Grish Chunder Mukhopadhya vs Aghore Nath Mukhopadhya on 4 March, 1892

Calcutta High Court
Grish Chunder Mukhopadhya vs Aghore Nath Mukhopadhya on 4 March, 1892
Equivalent citations: (1893) ILR 20 Cal 18
Author: P A Macpherson
Bench: Pigot, Macpherson


Pigot and Macpherson, JJ.

1. These are appeals from an appellate decree. The plaintiff and the defend-ants are the sons of Kashi Nath Mukhopadhya, who died in 1280. From 1280 to 1289 the plaintiff and defendant No. 1 were managers of the family. Plaintiff alleges that in 1287 and in 1289 he raised money to pay certain necessary family expenses, including Government revenue and municipal taxes. This money he says he raised on promissory notes, two made in Assar 1287 and one in Assar 1289; the aggregate amount of them is stated in the plaint at Rs. 400, one of those in Assar 1287 being in favour of plaintiff’s wife, Mukshoda : the other two being in favour of Durga Das, her uncle.

2. The holders of these notes sued the plaintiff on them in 1888 and obtained three decrees against him for the amount of the notes, interest and costs, being the sums mentioned in the schedule to the plaint, amounting in the aggregate to Rs. 1,081-12-0.

3. The plaintiff then brought this suit, claiming from each of the defendants a 4-anna contribution to the amount paid by him under these decrees with interest from the date of the decrees, viz., June 6, 1888.

4. The appellants in the two appeals before us, namely, defendants 2 and 3, denied their liability, denied that the money was raised for family purposes, denied that the decrees against plaintiff were obtained in good faith, and denied that any money would be due to plaintiff on accounts being taken of his management. They did not set up limitation in either of the Lower Courts.

5. Both the Courts below decided against the defendants on the merits, and gave the plaintiff a decree. In the appeal before us it is contended that the plaintiff’s claim, if any, is barred by limitation.

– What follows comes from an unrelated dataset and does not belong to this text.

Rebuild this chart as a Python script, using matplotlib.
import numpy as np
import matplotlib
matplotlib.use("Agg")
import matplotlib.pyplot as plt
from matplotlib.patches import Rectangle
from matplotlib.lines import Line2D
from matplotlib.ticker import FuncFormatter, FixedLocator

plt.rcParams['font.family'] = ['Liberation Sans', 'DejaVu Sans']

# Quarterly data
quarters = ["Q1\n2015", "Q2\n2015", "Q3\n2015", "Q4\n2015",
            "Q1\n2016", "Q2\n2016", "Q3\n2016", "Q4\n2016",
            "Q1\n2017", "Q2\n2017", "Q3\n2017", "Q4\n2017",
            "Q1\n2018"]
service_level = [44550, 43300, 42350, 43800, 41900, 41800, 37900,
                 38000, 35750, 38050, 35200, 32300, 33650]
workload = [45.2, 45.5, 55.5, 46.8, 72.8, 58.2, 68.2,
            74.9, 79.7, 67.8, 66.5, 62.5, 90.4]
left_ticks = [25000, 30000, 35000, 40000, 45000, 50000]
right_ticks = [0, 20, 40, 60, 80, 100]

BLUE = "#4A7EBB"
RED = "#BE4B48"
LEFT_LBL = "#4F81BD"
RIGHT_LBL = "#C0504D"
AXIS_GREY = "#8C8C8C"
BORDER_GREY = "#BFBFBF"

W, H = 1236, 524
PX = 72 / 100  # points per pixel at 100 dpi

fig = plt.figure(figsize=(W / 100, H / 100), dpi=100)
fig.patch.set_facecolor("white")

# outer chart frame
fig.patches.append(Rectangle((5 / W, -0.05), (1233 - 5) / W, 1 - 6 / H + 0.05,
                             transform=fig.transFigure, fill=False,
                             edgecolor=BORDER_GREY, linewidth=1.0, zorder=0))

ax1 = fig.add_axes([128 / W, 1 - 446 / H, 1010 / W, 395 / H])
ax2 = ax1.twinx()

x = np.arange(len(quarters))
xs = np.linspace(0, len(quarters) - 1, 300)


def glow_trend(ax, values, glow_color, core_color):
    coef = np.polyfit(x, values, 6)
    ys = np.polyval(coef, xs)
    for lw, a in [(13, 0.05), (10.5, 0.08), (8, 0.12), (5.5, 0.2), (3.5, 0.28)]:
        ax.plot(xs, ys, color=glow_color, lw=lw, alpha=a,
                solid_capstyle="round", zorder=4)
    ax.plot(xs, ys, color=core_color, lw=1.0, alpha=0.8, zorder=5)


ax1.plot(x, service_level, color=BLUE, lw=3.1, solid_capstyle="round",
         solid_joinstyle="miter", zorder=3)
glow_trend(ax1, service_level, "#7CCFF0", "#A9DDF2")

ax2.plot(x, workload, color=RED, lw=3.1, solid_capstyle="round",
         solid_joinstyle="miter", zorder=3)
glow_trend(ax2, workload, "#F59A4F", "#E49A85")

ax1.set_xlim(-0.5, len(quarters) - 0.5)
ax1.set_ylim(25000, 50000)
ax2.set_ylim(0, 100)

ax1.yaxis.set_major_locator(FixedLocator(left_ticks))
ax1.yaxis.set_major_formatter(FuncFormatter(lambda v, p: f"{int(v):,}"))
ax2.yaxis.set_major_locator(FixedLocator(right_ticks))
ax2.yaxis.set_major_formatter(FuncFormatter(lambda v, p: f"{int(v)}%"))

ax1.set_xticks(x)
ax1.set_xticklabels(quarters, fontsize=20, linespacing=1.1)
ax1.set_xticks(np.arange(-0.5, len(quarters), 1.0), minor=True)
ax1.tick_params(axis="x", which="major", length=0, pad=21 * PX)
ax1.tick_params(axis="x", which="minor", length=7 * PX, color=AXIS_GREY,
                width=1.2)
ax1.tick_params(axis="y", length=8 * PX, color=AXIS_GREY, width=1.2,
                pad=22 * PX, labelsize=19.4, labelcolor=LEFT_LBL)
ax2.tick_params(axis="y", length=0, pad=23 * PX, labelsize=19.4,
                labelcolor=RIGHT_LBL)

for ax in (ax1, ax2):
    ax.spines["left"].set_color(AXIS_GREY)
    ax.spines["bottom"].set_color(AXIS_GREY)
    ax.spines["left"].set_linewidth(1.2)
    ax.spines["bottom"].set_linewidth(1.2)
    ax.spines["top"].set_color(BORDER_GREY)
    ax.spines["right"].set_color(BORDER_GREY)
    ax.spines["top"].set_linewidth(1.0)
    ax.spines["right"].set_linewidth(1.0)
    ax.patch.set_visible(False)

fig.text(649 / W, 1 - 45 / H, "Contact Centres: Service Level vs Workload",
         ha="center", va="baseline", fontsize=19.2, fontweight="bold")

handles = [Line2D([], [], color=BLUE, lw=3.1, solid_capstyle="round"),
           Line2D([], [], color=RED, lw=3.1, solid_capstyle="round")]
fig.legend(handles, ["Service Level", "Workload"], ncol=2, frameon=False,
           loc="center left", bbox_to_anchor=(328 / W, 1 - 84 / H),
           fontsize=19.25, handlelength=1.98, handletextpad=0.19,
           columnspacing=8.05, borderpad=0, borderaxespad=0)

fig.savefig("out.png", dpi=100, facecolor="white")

6. The cases of Ram Kristo Roy v. Muddun Gopal Roy 12 W.R. 194 : 6 B.L.R. Ap. 103 and Sunkur Pershad v. Goury Pershad I.L.R. 5 Cal. 321 were cited to show that where money is borrowed on the personal security of the manager of a Hindu family for family purposes, and is applied by him to those purposes, his right to contribution arises when he expends the money, and limitation runs against his claim from that date, and not from the date at which he pays the person from whom he borrowed, and thus releases his security.

7. It seems to us that the question is not merely one of limitation, but that a question in the case also arises as to the nature of the plaintiff’s right of action. It seems to be the plaintiff’s case that if the money was borrowed for necessary family expenditure it follows that the plaintiff, if he raised the money on his personal security, was entitled, by reason of his discharging that debt, to claim contribution; that is to say, that his personal debt, if contracted to enable him to defray expenses common to him and the other members of the family, became thereby a family debt itself. We do not think that this notion is right: it is inconsistent with the authorities just referred to.

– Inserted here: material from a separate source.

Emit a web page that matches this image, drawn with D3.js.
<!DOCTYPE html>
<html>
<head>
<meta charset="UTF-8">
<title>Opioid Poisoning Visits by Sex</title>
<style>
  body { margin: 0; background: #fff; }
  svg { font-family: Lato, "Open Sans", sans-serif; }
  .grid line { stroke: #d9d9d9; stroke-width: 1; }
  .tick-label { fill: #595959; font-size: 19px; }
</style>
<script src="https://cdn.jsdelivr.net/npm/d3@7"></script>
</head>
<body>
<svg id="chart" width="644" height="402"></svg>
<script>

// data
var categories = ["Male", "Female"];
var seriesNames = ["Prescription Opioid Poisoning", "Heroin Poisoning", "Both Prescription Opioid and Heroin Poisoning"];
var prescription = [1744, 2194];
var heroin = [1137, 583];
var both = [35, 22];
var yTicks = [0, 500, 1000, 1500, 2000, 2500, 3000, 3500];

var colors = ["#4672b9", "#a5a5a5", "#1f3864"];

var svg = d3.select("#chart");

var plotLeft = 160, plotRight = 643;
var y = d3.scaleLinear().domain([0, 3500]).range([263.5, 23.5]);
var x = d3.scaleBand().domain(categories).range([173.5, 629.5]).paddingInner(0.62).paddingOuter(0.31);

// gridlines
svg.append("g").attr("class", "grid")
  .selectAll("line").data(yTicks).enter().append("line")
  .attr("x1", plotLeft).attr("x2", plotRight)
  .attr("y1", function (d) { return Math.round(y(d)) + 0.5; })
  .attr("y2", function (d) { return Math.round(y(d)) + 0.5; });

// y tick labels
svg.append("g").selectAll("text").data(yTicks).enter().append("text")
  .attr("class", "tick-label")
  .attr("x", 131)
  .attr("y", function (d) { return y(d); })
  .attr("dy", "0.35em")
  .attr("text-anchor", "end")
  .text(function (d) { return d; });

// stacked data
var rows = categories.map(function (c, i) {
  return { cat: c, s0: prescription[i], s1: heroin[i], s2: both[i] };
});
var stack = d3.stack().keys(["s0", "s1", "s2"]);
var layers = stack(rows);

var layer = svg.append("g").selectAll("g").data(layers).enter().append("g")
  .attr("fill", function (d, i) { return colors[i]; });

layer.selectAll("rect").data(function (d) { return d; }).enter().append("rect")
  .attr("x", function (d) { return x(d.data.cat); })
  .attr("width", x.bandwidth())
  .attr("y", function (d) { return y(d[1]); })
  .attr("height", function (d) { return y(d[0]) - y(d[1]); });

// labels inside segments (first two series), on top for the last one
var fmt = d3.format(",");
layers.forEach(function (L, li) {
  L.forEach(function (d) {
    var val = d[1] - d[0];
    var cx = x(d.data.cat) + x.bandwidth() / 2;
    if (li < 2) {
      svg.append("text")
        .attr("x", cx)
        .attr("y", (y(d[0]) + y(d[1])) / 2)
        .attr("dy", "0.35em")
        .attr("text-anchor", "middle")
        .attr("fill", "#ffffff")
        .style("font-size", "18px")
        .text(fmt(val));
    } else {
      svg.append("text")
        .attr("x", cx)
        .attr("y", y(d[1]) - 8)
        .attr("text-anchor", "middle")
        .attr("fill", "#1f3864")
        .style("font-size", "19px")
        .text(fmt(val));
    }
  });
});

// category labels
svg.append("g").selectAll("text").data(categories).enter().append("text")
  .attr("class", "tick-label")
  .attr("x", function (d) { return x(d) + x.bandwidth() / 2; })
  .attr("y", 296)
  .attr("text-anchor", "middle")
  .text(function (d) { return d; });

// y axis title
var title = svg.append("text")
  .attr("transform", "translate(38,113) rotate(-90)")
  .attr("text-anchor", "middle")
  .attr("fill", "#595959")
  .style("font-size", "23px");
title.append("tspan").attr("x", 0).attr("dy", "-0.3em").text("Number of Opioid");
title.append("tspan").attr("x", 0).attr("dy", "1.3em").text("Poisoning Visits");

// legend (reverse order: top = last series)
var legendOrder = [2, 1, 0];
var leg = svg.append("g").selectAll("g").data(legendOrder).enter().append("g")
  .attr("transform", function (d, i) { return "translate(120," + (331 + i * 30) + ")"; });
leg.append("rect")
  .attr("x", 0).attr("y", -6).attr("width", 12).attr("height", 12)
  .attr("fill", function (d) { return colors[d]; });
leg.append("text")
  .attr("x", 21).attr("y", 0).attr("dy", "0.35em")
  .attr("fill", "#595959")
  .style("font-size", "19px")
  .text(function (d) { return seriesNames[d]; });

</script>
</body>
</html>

8. No doubt the members of the family might have agreed with the plaintiff that if he should raise the money in this manner, they would contribute towards the discharge of the liability so incurred by him; but in the absence of such an agreement, or of any adoption by them of his act as their own, we are unable to see that any obligation was created on their part towards him, by reason of his having satisfied the decrees under which he was alone liable.

9. We do not think that the proceedings in the partition suit, No. 66 of 1886, can be held to have had the effect of making any of the parties to that suit liable to recoup the plaintiff as adopting as their own (as between them and him) the debt under his promissory notes. There was no adjudication in that suit as to the debts referred to in the petition of the 6th June 1887, amongst which, no doubt, those of Assar 1287 were included. It would be giving too strict an interpretation to the terms of that petition to hold that thereby the parties to it other than the plaintiff adopted and ratified as their act the making of the notes. It lay on the plaintiff to show that this was the meaning and intention of the defendant Aghore Nath when he joined in that petition. By itself, it is too ambiguous to justify us in attributing that effect to it; it may have been a mere oversight that the amount then due for interest on the notes was included as part of the family debt.

10. But we think that, apart from this, the plaintiff had no authority to bind the defendants by the part payment of 1886 so as to prevent the notes from being barred, and so render a decree against him possible.

11. The result is that, except so far as the plaintiff did pay any of the money raised by him for family necessities, he has no cause of action; it is admitted that such payment (if made) was made so long ago that any claim founded upon it is long since barred by limitation. The suit therefore wholly fails, and the appeal must be allowed. We set aside the decree of the Lower Appellate Court and dismiss the suit with costs in all the Courts.